• Given exercise
In the records below, begin at the line containing "Clone this chart in matplotlib." and end at the line containing "plt.rcParams['font.family'] = ['Liberation"; quote every line in that span exactly, including both boundary lines, and no others.

• Input records
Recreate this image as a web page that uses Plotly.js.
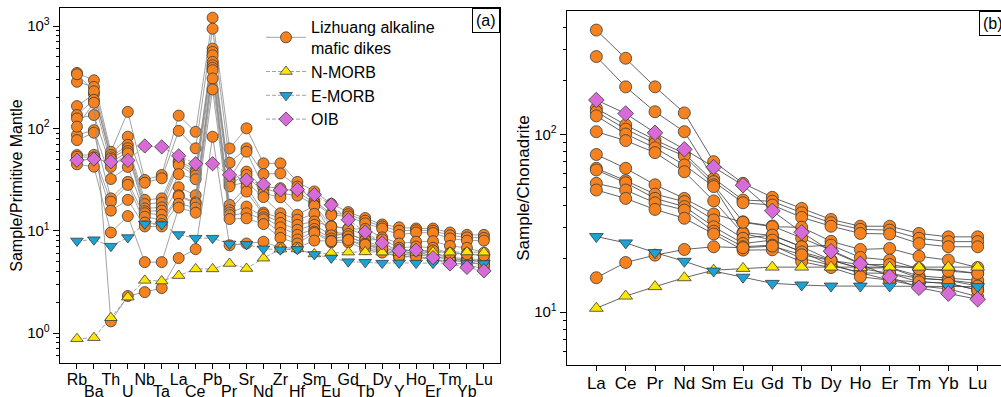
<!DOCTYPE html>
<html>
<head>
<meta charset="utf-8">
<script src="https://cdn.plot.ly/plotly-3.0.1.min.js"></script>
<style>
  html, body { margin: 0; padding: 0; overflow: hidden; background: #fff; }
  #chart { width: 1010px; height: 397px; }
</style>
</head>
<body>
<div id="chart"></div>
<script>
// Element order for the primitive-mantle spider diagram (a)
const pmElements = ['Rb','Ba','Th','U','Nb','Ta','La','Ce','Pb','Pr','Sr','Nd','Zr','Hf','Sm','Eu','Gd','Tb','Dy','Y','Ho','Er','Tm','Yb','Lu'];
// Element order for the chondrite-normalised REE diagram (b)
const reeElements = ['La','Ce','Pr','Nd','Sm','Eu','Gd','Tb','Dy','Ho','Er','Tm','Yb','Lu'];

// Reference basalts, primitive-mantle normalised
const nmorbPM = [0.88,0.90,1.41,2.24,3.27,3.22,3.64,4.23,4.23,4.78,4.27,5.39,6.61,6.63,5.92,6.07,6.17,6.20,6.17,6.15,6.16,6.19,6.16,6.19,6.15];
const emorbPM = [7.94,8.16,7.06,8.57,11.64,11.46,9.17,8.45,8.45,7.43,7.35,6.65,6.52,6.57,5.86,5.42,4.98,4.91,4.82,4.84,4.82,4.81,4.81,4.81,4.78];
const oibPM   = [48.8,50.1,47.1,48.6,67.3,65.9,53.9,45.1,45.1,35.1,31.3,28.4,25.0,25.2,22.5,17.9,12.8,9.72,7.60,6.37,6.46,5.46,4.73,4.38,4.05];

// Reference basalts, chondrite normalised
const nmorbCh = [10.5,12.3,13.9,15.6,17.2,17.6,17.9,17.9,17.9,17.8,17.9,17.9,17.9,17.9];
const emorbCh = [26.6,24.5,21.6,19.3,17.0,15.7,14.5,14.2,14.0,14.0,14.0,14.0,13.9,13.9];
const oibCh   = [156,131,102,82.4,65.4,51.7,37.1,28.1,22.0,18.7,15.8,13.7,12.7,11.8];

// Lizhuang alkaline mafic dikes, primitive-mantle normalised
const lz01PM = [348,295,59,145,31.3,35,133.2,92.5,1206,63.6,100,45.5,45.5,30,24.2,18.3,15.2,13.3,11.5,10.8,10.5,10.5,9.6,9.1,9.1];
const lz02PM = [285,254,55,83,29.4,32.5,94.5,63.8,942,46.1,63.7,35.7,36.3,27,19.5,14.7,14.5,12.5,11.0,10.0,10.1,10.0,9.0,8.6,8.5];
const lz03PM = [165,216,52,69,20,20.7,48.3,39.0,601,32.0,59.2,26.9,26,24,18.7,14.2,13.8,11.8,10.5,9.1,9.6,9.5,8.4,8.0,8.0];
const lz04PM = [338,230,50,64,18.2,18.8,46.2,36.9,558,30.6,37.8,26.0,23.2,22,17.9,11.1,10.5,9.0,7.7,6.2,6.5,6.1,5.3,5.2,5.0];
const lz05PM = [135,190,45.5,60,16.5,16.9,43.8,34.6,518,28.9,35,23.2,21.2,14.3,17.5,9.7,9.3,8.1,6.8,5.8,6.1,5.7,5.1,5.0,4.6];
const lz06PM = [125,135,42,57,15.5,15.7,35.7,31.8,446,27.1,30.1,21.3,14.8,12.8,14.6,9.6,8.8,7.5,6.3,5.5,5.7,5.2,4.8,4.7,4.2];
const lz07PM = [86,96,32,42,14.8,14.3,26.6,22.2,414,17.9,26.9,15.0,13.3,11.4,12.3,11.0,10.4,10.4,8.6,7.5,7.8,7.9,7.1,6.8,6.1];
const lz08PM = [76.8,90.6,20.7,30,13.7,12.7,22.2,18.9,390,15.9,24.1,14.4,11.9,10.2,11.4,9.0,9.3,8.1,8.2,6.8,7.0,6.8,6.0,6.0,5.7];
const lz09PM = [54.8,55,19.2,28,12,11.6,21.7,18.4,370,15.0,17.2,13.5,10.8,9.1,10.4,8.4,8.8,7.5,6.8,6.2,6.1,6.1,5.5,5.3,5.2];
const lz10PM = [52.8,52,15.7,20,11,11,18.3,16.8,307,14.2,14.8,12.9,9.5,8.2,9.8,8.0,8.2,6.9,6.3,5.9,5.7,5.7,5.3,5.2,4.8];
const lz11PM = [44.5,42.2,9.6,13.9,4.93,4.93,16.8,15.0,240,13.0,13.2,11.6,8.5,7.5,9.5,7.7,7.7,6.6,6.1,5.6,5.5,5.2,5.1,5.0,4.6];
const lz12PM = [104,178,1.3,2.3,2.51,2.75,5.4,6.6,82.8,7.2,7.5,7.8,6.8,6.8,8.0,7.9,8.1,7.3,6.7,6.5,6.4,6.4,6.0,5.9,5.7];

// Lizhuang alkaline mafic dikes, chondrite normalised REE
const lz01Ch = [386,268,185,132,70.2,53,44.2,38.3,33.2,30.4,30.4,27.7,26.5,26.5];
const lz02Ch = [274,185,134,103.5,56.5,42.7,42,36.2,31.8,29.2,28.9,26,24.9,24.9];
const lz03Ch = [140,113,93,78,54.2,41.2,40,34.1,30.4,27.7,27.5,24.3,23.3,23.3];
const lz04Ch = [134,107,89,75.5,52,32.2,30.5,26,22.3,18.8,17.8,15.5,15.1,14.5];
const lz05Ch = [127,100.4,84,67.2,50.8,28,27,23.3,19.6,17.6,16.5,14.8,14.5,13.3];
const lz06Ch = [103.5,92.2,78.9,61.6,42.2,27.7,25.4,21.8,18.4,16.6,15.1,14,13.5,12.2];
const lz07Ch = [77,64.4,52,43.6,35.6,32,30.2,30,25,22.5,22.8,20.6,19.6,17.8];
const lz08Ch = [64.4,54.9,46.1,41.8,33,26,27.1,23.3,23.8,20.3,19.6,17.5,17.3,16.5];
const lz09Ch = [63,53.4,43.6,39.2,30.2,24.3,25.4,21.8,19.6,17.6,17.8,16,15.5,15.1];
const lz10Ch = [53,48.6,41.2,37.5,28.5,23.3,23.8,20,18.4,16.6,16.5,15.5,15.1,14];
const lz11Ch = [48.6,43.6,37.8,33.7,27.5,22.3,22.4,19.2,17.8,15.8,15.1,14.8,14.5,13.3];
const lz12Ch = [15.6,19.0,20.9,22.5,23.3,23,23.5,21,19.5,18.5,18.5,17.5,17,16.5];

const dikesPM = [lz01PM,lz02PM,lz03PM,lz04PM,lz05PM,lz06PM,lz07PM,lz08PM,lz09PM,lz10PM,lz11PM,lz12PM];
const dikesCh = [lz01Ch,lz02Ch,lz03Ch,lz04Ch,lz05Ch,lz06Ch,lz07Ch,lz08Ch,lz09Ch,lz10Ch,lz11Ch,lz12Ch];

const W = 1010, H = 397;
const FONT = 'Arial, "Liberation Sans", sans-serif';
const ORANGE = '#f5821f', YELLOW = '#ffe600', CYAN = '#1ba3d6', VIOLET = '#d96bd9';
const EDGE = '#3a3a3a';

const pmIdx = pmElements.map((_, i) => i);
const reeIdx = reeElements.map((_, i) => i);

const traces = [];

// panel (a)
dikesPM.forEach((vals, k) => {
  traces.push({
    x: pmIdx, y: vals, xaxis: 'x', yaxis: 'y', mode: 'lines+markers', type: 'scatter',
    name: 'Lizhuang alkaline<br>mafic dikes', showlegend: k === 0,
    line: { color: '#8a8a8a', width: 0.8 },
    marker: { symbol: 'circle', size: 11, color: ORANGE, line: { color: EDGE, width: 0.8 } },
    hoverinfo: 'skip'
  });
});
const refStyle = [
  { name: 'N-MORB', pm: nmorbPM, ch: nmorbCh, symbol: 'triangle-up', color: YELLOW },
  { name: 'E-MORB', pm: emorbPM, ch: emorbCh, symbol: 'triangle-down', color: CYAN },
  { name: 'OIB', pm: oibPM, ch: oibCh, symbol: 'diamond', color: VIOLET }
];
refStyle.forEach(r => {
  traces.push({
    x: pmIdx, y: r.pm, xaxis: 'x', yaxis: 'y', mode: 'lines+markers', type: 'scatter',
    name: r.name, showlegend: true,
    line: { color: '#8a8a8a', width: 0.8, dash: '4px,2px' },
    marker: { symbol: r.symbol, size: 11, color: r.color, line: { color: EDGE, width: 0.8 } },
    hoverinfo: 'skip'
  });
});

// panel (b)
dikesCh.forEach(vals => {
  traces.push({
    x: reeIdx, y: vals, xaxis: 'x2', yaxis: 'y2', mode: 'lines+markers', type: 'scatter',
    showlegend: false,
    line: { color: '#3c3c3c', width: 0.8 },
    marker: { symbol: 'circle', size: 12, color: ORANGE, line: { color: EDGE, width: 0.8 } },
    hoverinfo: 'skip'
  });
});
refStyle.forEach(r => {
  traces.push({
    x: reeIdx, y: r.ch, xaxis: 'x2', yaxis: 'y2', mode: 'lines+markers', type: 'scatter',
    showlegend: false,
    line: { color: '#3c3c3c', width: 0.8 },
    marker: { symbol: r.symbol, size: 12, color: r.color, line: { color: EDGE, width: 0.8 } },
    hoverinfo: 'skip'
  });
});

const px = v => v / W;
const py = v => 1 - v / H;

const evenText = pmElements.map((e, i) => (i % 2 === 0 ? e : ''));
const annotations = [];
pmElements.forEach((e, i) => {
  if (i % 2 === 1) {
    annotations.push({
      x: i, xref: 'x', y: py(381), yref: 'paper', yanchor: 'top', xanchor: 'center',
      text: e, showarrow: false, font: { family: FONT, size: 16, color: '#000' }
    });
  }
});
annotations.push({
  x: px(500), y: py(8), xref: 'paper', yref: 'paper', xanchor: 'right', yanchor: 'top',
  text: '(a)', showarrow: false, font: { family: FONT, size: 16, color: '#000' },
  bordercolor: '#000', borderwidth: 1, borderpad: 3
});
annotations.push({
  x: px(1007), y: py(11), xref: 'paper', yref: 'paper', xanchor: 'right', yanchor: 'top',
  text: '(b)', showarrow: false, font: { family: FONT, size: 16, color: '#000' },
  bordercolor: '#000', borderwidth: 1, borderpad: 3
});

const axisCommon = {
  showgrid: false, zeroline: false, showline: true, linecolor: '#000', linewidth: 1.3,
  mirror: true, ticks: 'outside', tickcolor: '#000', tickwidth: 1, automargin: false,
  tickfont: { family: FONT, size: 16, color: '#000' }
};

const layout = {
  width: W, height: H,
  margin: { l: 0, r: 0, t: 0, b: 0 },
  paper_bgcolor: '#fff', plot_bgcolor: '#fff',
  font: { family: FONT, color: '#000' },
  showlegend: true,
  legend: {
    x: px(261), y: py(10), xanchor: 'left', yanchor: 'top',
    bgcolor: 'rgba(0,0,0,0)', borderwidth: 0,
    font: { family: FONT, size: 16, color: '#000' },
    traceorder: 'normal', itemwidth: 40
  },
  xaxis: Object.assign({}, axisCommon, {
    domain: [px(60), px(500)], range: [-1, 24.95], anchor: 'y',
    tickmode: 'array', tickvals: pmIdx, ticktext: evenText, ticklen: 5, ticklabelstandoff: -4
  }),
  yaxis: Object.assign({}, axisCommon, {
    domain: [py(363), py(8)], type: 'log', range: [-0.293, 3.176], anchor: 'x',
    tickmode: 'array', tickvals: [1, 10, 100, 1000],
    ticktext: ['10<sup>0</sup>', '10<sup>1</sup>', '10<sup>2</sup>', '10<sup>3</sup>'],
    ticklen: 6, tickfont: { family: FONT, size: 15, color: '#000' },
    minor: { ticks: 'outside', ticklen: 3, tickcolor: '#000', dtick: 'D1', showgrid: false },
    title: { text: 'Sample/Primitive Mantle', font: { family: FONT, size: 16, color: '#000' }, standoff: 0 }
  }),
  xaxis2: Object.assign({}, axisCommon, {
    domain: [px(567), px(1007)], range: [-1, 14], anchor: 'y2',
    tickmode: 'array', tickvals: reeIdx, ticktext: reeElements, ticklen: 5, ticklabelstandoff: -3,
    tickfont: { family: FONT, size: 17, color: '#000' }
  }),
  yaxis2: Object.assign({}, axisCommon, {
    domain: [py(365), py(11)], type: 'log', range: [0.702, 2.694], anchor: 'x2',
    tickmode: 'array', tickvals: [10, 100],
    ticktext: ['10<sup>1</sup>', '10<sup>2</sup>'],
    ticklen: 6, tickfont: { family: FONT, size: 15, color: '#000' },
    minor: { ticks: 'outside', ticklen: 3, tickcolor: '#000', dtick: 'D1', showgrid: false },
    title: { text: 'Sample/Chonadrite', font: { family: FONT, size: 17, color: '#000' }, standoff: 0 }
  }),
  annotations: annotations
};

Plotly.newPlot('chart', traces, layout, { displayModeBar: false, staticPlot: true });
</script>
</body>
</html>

==

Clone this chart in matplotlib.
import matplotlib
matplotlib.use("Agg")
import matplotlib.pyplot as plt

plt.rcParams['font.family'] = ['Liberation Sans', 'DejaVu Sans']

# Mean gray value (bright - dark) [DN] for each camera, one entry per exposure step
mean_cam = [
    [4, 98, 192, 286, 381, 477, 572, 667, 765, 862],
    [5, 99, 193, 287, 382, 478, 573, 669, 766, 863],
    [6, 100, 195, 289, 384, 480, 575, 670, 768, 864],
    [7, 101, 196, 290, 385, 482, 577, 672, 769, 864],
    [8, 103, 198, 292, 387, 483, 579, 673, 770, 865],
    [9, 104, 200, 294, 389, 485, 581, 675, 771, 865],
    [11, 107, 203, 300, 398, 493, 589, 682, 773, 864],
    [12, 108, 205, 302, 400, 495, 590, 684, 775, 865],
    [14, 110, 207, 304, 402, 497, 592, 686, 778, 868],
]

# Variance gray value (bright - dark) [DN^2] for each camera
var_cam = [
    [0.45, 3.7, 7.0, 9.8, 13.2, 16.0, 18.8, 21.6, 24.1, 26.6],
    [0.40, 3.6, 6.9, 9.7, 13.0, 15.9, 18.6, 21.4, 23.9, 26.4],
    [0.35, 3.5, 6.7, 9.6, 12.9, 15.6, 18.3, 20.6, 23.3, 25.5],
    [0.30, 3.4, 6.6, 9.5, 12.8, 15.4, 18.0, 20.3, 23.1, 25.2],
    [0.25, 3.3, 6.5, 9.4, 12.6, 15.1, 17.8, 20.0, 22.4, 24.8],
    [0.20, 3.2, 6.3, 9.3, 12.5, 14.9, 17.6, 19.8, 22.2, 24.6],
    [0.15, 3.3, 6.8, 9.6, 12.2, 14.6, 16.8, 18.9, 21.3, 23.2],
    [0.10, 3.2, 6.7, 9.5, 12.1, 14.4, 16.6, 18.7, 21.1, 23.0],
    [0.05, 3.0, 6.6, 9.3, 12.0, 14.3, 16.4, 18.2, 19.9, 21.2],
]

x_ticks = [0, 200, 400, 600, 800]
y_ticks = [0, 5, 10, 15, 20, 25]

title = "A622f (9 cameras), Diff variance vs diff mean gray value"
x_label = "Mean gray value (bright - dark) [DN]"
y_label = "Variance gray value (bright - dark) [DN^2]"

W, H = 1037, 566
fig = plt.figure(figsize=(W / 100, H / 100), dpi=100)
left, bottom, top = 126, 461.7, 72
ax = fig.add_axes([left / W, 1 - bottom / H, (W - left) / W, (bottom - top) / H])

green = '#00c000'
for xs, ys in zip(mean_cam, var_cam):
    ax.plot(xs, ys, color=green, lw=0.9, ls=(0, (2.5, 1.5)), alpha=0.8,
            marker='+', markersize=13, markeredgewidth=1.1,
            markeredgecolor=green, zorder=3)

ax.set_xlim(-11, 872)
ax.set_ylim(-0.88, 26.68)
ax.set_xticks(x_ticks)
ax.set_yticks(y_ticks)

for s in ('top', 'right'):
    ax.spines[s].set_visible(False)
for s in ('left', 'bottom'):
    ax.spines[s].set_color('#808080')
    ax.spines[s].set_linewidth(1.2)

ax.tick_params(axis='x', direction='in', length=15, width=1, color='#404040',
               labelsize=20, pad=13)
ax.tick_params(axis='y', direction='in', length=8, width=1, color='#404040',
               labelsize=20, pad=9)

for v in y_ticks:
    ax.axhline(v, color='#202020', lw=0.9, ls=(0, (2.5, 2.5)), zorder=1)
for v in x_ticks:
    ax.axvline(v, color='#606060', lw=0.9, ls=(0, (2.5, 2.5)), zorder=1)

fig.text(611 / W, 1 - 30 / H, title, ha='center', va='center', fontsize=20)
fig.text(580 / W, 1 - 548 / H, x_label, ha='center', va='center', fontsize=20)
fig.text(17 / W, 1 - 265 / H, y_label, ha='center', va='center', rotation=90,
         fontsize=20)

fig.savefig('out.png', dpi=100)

• Answer to this task
Clone this chart in matplotlib.
import matplotlib
matplotlib.use("Agg")
import matplotlib.pyplot as plt

plt.rcParams['font.family'] = ['Liberation Sans', 'DejaVu Sans']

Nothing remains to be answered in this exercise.